(Reuters) -The CEO of LNG Canada, the Shell-led liquefied natural gas export project in British Columbia, said on Thursday discussions with the province about electrifying a second phase of the terminal have been “encouraging” but building new power transmission infrastructure remains a long way off.
LNG Canada, a joint venture between five partners including Japan’s Mitsubishi Corp and Malaysia’s state energy firm Petronas, is set to be Canada’s first LNG export terminal. The project is 85% complete and preparing for commissioning and start-up.
The first phase, producing 14 million tonnes a year, is on track to begin shipments around 2025 and LNG Canada is weighing whether to build a second phase to double annual capacity to 28 million tonnes.
CEO Jason Klein told Reuters in January the project plans to build Phase Two with natural gas-powered turbines and switch to electricity as more renewable power becomes available, a decision that means the expansion project will initially generate high carbon emissions.
Using hydropower to run the turbines that cool the gas to liquid for shipping would limit emissions, but also requires hundreds of kilometres of new transmission lines to reach the province’s remote northwest coast.
Klein, speaking on Thursday ahead of an international LNG conference in Vancouver next week, said a final investment decision on whether to proceed with Phase Two will take into account a number of factors including affordability and emissions.
LNG Canada has been active in discussions with the province, led by Premier David Eby, and BC Hydro, a government-owned power corporation, about finding ways to address future hydropower needs in northwestern B.C., Klein said in an interview.
“All the parties understand that further electrification of our industry will benefit B.C. and the Premier has been quite clear and consistent that he wants to see progress made on this file,” he said.
The provincial government and BC Hydro did not immediately respond to requests for comment.
Klein said electrifying Phase Two would require “significant capital investment across the value chain”, including building large-scale transmission lines. LNG Canada is working with the government and other stakeholders to assess those costs, but the process is in the early stages, he added.

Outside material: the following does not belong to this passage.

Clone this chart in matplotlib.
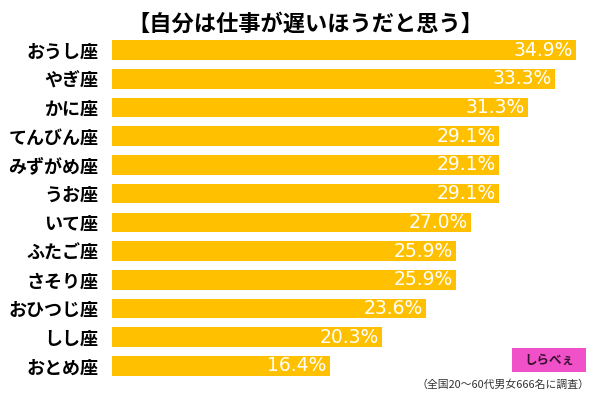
import matplotlib
matplotlib.use('Agg')
import matplotlib.pyplot as plt
from matplotlib.patches import Rectangle

plt.rcParams['font.family'] = ['Noto Sans CJK JP', 'DejaVu Sans']

# data, top to bottom
signs = ['おうし座', 'やぎ座', 'かに座', 'てんびん座', 'みずがめ座', 'うお座',
         'いて座', 'ふたご座', 'さそり座', 'おひつじ座', 'しし座', 'おとめ座']
values = [34.9, 33.3, 31.3, 29.1, 29.1, 29.1, 27.0, 25.9, 25.9, 23.6, 20.3, 16.4]

title = '【自分は仕事が遅いほうだと思う】'
note = '（全国20～60代男女666名に調査）'
bar_color = '#FFC000'

fig = plt.figure(figsize=(6.0, 3.97), dpi=100)
ax = fig.add_axes([0.187, 0.042, 0.793, 0.868])

y = list(range(len(signs)))
ax.barh(y, values, height=0.68, color=bar_color)
ax.set_xlim(0, 35.8)
ax.set_ylim(len(signs) - 0.5, -0.5)

for yi, v in zip(y, values):
    ax.text(v - 0.25, yi, f'{v:.1f}%', ha='right', va='center',
            color='white', fontsize=13.5, family=['DejaVu Sans'])

ax.set_yticks(y)
ax.set_yticklabels(signs, fontsize=13, fontweight='bold')
ax.tick_params(axis='y', length=0, pad=10)
ax.set_xticks([])
for s in ax.spines.values():
    s.set_visible(False)

fig.text(0.509, 0.94, title, ha='center', va='center',
         fontsize=16, fontweight='bold')
fig.text(0.982, 0.03, note, ha='right', va='center', fontsize=7.8, color='#333333')

# logo box
fig.patches.append(Rectangle((0.853, 0.063), 0.123, 0.06, transform=fig.transFigure,
                             facecolor='#F050C8', edgecolor='none'))
fig.text(0.915, 0.093, 'しらべぇ', ha='center', va='center', fontsize=9,
         fontweight='bold', color='#3a1030')

fig.savefig('out.png', dpi=100)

“There’s a long way to go before BC Hydro is ready to talk to any of the industry players in the northwest about how that infrastructure could be built and funded and what the costs would look like,” Klein said.
In February, BC Hydro said it had been asked by the provincial government to accelerate a major transmission project to the northwest coast. The crown corporation invited non-binding expressions of interest from prospective industrial power users including LNG Canada.